EXERCISE DIRECTIONS →
Please print exactly the lines below, from the start of the material up to and including the line with "ax.yaxis.set_minor_locator(MultipleLocator(0.02))", but none of the pictures.

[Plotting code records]
***
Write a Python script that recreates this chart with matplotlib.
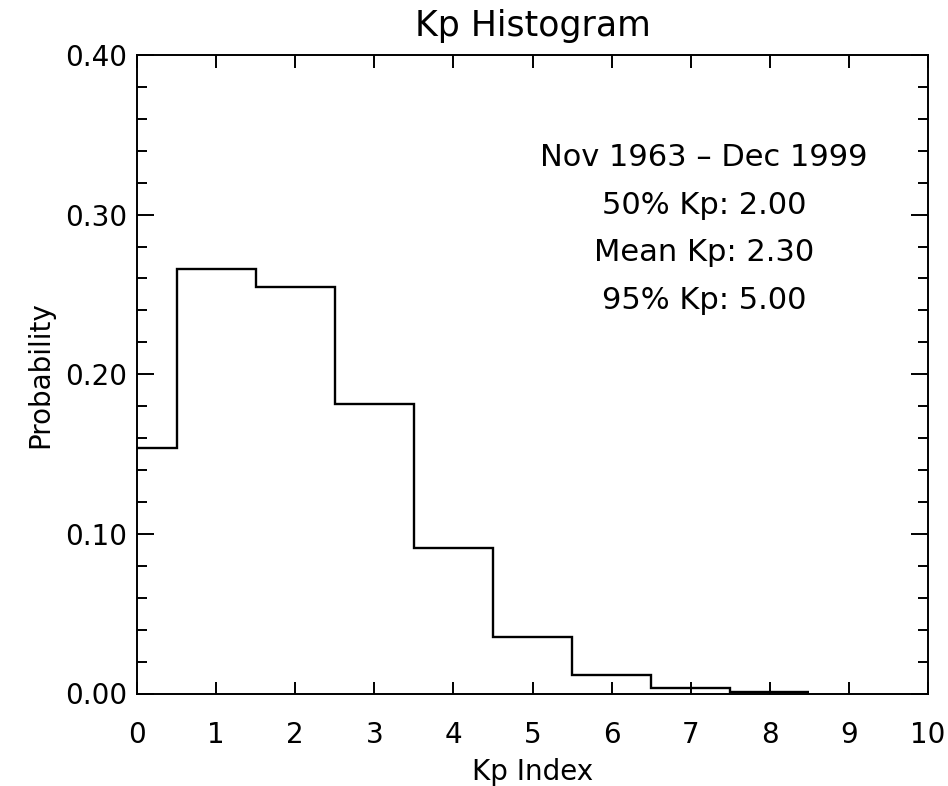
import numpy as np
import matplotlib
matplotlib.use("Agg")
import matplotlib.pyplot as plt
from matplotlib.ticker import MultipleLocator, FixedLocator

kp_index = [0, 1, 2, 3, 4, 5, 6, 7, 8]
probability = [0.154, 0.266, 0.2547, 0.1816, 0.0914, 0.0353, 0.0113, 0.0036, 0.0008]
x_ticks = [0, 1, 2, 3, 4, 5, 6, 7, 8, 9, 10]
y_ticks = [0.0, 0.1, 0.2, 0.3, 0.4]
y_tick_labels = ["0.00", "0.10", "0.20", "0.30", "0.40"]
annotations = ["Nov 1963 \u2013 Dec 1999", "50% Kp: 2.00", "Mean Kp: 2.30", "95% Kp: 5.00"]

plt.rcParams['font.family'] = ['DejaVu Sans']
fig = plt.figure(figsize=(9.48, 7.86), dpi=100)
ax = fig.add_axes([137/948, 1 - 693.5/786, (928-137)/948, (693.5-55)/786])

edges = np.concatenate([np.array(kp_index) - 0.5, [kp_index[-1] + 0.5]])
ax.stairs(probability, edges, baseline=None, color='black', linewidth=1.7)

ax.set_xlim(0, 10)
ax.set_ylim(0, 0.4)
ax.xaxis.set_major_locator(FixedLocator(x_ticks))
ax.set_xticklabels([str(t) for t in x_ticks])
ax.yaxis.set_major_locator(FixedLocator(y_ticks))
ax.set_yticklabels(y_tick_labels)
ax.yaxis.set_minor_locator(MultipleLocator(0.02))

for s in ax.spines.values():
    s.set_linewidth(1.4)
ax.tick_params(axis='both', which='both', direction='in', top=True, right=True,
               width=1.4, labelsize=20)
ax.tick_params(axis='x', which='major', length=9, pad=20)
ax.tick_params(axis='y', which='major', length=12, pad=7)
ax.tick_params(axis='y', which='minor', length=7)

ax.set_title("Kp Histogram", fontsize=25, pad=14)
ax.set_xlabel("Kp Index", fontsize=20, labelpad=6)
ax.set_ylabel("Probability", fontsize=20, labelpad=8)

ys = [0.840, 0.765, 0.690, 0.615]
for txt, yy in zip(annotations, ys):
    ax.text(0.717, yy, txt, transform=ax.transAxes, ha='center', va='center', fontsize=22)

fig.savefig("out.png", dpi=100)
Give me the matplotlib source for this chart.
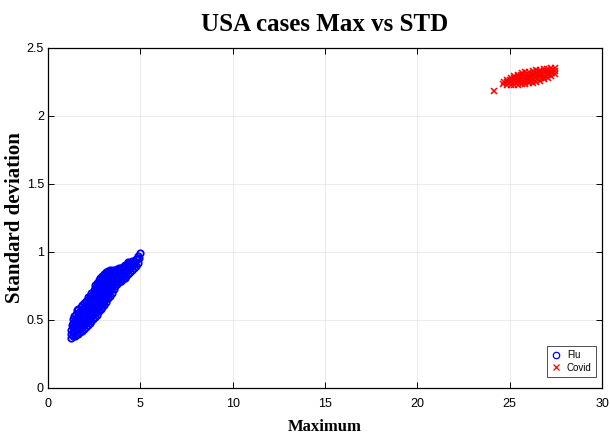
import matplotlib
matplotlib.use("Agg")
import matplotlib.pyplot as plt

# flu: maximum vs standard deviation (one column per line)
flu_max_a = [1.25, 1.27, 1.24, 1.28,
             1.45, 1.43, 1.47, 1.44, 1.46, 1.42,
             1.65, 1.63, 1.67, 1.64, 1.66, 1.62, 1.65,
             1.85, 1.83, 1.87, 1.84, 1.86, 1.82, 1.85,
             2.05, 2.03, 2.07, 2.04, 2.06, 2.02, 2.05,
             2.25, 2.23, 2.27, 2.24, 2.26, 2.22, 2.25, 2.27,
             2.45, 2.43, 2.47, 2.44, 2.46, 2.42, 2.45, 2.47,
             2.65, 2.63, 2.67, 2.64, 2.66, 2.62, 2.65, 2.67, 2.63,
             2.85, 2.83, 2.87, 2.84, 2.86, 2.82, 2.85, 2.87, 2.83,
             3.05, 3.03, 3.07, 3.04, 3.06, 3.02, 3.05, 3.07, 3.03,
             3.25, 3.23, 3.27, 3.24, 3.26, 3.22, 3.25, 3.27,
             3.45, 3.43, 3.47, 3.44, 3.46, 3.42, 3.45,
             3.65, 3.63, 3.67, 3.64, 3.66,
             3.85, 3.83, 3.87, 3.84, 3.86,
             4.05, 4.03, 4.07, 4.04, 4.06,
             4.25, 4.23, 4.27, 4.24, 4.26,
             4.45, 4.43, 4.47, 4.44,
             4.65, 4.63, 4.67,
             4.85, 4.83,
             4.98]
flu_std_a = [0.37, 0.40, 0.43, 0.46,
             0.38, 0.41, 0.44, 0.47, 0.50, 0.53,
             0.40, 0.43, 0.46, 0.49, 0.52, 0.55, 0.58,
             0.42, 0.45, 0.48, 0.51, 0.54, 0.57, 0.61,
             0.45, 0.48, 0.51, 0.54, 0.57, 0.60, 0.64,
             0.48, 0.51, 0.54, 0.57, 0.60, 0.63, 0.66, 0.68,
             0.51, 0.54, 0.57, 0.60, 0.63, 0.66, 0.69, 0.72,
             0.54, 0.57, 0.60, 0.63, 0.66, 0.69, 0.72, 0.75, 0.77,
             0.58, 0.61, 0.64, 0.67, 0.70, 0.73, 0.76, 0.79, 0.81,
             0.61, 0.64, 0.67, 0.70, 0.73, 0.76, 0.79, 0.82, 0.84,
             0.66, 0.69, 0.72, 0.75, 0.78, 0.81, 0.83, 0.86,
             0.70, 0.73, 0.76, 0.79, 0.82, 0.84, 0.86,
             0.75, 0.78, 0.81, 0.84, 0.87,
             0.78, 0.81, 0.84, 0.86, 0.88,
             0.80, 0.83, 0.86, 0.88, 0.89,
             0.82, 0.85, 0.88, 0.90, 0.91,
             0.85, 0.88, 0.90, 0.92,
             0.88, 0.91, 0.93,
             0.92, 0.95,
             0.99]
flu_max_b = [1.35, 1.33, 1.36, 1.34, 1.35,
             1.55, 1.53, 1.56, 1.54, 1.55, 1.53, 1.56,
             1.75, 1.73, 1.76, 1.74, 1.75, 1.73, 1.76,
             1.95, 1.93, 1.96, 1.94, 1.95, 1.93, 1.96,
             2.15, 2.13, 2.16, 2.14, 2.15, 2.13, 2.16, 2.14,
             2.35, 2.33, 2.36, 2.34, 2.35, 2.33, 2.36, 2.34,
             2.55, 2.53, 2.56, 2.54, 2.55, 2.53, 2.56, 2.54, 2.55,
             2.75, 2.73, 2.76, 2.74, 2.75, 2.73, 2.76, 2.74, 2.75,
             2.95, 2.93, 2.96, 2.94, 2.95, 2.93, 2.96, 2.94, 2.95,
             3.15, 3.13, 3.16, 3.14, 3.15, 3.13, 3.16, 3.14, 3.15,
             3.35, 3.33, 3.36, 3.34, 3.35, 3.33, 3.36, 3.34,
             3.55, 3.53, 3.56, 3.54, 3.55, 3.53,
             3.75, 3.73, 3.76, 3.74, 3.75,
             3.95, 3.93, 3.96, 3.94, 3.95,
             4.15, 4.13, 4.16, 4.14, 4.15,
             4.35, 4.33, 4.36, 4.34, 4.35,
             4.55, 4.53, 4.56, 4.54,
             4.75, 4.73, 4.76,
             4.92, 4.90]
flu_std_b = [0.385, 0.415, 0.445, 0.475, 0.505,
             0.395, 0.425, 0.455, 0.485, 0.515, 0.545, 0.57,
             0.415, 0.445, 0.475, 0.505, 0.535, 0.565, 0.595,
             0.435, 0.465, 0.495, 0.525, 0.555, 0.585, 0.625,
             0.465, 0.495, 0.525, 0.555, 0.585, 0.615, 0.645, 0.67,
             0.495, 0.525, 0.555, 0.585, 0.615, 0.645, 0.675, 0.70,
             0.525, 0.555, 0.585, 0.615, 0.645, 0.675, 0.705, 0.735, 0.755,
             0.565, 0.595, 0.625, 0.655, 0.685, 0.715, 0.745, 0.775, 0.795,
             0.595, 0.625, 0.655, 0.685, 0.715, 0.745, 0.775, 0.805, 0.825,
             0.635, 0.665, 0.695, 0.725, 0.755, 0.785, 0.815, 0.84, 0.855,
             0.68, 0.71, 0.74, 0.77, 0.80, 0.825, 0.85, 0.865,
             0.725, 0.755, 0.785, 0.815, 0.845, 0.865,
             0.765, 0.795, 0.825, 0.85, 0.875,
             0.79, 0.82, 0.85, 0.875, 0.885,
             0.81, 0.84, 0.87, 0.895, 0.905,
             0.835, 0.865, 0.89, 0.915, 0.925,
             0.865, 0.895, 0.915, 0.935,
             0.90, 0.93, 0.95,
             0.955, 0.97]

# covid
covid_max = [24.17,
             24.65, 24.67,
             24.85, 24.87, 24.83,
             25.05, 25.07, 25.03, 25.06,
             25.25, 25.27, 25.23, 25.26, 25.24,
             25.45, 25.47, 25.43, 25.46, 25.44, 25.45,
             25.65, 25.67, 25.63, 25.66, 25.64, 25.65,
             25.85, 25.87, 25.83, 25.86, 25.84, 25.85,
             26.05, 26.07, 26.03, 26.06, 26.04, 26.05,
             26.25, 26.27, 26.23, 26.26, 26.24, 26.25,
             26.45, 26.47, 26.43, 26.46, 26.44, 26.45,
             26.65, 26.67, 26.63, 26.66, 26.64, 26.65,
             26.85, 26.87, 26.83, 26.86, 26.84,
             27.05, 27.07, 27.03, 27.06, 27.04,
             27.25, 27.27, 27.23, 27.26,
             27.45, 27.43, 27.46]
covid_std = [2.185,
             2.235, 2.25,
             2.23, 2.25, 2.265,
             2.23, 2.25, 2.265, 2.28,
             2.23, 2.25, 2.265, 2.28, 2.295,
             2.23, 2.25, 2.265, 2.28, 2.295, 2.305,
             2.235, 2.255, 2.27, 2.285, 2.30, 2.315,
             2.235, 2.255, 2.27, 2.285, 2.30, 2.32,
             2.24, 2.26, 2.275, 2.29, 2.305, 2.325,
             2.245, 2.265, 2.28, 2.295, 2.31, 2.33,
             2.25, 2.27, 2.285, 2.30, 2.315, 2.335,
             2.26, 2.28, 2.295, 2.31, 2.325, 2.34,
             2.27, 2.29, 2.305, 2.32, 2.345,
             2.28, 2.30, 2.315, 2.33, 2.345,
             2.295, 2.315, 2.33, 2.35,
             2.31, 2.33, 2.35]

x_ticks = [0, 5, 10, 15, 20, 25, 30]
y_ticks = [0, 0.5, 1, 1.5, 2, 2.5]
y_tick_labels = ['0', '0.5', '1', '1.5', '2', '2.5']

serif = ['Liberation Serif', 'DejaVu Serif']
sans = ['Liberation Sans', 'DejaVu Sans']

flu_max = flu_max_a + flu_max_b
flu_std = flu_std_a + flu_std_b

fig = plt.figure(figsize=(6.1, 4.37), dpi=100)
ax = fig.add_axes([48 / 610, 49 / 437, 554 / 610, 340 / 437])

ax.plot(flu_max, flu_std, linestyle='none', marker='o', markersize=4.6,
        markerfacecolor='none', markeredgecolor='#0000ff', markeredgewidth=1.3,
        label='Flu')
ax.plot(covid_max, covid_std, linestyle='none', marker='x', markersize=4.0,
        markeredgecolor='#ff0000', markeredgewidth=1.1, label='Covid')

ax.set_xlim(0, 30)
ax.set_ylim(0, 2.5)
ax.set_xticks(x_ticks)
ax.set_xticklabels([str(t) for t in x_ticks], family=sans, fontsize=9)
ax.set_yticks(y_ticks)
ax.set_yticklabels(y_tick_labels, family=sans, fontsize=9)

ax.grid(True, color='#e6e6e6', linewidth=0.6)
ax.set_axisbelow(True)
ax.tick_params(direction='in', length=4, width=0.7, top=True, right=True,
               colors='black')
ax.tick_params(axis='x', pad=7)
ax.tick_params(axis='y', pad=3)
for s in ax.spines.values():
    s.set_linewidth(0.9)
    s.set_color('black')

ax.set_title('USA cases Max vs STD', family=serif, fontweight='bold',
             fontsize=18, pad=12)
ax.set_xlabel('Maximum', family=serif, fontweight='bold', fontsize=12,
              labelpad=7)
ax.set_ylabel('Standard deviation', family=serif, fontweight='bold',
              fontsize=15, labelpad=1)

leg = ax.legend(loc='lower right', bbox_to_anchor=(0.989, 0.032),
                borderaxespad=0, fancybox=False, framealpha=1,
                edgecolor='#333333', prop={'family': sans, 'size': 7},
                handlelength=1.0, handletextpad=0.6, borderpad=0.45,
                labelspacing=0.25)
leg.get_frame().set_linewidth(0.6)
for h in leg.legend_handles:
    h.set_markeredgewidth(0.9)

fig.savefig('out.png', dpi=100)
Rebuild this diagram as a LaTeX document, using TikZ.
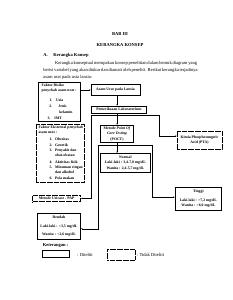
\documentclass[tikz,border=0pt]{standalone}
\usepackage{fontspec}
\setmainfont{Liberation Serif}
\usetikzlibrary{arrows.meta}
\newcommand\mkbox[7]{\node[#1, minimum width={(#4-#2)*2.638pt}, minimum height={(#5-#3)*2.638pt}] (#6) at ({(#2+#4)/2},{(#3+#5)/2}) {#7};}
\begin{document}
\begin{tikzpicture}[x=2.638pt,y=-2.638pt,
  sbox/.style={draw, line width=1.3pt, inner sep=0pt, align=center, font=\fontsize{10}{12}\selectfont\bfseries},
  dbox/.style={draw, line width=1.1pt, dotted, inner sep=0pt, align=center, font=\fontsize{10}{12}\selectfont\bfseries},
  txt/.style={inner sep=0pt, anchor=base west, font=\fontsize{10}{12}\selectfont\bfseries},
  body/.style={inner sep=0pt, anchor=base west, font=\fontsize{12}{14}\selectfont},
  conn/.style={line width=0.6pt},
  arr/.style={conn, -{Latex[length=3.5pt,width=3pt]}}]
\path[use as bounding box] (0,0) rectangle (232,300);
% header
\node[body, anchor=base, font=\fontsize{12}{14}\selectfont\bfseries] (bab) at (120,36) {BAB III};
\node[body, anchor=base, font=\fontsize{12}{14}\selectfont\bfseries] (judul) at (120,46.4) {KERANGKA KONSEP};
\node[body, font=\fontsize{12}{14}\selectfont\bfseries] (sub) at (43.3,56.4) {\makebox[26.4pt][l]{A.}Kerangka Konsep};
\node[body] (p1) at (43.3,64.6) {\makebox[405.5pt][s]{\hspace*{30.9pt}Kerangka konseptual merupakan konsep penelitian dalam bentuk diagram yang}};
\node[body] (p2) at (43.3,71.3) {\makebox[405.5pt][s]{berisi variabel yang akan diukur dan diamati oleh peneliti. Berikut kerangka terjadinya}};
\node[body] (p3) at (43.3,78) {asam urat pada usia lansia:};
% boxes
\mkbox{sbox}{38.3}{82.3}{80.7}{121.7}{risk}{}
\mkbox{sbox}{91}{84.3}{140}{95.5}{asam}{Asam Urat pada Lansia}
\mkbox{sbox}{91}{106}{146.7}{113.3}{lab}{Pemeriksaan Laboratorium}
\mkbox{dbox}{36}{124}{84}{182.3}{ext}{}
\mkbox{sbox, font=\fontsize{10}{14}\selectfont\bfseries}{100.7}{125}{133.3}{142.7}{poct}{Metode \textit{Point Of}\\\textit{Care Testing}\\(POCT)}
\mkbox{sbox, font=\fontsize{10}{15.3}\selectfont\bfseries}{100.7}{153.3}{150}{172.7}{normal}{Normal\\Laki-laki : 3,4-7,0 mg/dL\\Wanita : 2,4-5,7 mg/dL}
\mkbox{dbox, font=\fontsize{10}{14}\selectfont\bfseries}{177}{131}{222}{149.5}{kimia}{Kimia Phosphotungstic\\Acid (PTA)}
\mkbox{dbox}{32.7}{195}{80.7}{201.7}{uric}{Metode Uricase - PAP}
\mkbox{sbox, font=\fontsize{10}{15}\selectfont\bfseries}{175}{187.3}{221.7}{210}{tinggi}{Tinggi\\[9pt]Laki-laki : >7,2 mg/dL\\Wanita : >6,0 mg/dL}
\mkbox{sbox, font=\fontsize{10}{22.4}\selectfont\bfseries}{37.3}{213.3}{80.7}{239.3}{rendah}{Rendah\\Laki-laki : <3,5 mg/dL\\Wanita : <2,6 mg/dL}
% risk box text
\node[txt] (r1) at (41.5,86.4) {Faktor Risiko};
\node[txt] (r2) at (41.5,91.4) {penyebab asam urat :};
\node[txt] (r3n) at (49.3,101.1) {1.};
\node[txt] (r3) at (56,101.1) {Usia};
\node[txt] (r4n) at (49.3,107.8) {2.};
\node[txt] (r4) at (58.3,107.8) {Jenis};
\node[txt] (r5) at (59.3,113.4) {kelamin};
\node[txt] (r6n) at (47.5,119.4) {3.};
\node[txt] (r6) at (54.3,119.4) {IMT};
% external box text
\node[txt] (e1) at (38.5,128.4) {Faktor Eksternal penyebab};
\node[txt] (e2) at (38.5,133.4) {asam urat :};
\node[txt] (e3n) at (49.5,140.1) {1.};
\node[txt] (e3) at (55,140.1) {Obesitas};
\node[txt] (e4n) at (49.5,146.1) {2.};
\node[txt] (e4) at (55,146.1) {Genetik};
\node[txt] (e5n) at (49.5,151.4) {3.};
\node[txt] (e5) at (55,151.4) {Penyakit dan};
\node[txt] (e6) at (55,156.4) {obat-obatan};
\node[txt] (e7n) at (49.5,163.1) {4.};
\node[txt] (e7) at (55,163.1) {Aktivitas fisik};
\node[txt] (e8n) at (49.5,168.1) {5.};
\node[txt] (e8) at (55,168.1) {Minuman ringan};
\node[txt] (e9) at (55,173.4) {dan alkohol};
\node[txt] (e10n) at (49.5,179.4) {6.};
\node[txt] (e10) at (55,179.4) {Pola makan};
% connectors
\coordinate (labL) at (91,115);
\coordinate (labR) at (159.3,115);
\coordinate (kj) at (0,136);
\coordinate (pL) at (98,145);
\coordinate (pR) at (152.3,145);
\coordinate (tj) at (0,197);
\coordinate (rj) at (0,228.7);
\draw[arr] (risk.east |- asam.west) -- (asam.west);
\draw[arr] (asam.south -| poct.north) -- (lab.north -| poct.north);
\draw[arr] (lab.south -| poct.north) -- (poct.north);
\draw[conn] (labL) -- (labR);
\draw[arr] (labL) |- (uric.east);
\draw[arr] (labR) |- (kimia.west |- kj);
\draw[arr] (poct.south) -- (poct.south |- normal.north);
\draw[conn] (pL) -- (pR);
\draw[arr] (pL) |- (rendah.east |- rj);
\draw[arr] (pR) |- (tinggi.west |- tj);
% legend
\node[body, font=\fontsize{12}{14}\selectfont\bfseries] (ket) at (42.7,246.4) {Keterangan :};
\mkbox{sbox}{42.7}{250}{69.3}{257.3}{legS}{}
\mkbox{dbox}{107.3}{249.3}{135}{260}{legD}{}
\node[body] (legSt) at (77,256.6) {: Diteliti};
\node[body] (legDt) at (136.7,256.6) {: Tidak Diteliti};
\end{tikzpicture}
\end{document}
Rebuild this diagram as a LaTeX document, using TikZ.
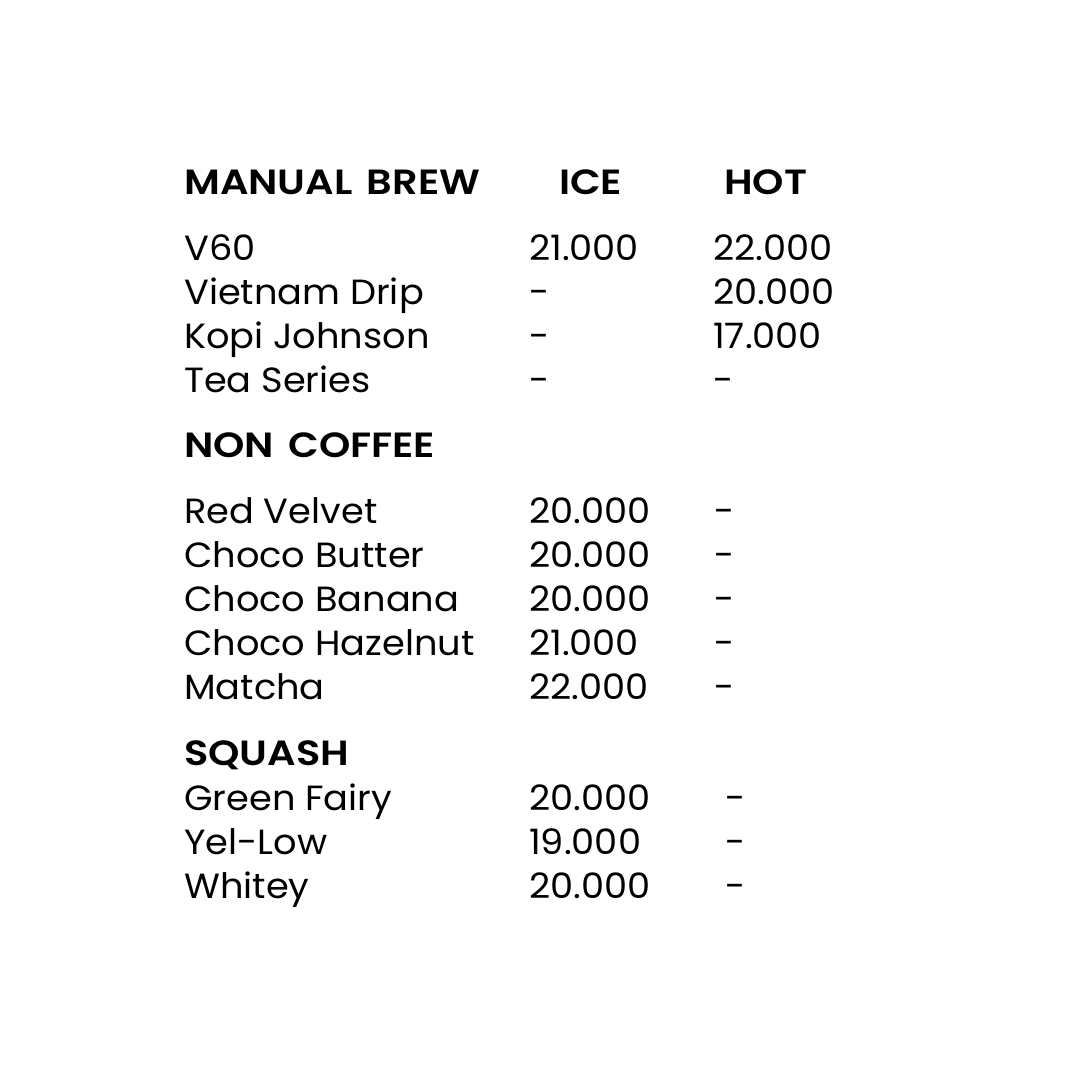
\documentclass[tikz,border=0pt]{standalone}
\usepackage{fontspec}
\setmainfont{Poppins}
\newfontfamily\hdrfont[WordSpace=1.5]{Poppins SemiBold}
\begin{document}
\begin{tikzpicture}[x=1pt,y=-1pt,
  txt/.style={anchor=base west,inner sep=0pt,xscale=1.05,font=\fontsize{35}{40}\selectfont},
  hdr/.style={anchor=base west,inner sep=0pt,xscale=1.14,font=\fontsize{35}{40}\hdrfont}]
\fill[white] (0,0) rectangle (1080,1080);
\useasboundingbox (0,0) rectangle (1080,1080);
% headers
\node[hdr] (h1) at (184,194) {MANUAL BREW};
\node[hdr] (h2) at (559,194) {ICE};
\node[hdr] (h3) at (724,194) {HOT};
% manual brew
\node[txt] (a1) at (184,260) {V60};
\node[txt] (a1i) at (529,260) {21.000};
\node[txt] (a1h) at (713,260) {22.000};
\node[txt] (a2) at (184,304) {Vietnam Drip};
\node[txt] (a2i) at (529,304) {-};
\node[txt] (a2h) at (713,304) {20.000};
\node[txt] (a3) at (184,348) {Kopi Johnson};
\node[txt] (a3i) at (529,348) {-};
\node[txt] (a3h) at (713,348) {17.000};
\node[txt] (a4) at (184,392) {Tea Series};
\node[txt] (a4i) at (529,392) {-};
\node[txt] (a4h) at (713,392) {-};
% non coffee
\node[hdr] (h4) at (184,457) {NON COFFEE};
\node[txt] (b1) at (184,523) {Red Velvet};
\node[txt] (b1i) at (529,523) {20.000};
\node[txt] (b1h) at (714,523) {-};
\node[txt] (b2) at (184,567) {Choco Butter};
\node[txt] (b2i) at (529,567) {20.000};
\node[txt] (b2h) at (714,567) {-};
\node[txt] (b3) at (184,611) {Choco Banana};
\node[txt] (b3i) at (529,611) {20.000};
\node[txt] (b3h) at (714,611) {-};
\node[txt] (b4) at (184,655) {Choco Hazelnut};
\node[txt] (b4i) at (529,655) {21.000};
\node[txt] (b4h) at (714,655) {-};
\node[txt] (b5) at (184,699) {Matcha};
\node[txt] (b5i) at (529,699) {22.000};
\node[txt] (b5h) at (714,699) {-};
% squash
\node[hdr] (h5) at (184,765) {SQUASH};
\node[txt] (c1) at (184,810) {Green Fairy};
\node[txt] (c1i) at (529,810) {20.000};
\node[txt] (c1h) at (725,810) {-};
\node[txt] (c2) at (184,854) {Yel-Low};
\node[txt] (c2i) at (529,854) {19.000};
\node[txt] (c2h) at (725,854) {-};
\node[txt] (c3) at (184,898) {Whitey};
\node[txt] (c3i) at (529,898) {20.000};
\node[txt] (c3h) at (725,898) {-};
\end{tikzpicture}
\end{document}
***
TASK RESULT →
Write a Python script that recreates this chart with matplotlib.
import numpy as np
import matplotlib
matplotlib.use("Agg")
import matplotlib.pyplot as plt
from matplotlib.ticker import MultipleLocator, FixedLocator

kp_index = [0, 1, 2, 3, 4, 5, 6, 7, 8]
probability = [0.154, 0.266, 0.2547, 0.1816, 0.0914, 0.0353, 0.0113, 0.0036, 0.0008]
x_ticks = [0, 1, 2, 3, 4, 5, 6, 7, 8, 9, 10]
y_ticks = [0.0, 0.1, 0.2, 0.3, 0.4]
y_tick_labels = ["0.00", "0.10", "0.20", "0.30", "0.40"]
annotations = ["Nov 1963 \u2013 Dec 1999", "50% Kp: 2.00", "Mean Kp: 2.30", "95% Kp: 5.00"]

plt.rcParams['font.family'] = ['DejaVu Sans']
fig = plt.figure(figsize=(9.48, 7.86), dpi=100)
ax = fig.add_axes([137/948, 1 - 693.5/786, (928-137)/948, (693.5-55)/786])

edges = np.concatenate([np.array(kp_index) - 0.5, [kp_index[-1] + 0.5]])
ax.stairs(probability, edges, baseline=None, color='black', linewidth=1.7)

ax.set_xlim(0, 10)
ax.set_ylim(0, 0.4)
ax.xaxis.set_major_locator(FixedLocator(x_ticks))
ax.set_xticklabels([str(t) for t in x_ticks])
ax.yaxis.set_major_locator(FixedLocator(y_ticks))
ax.set_yticklabels(y_tick_labels)
ax.yaxis.set_minor_locator(MultipleLocator(0.02))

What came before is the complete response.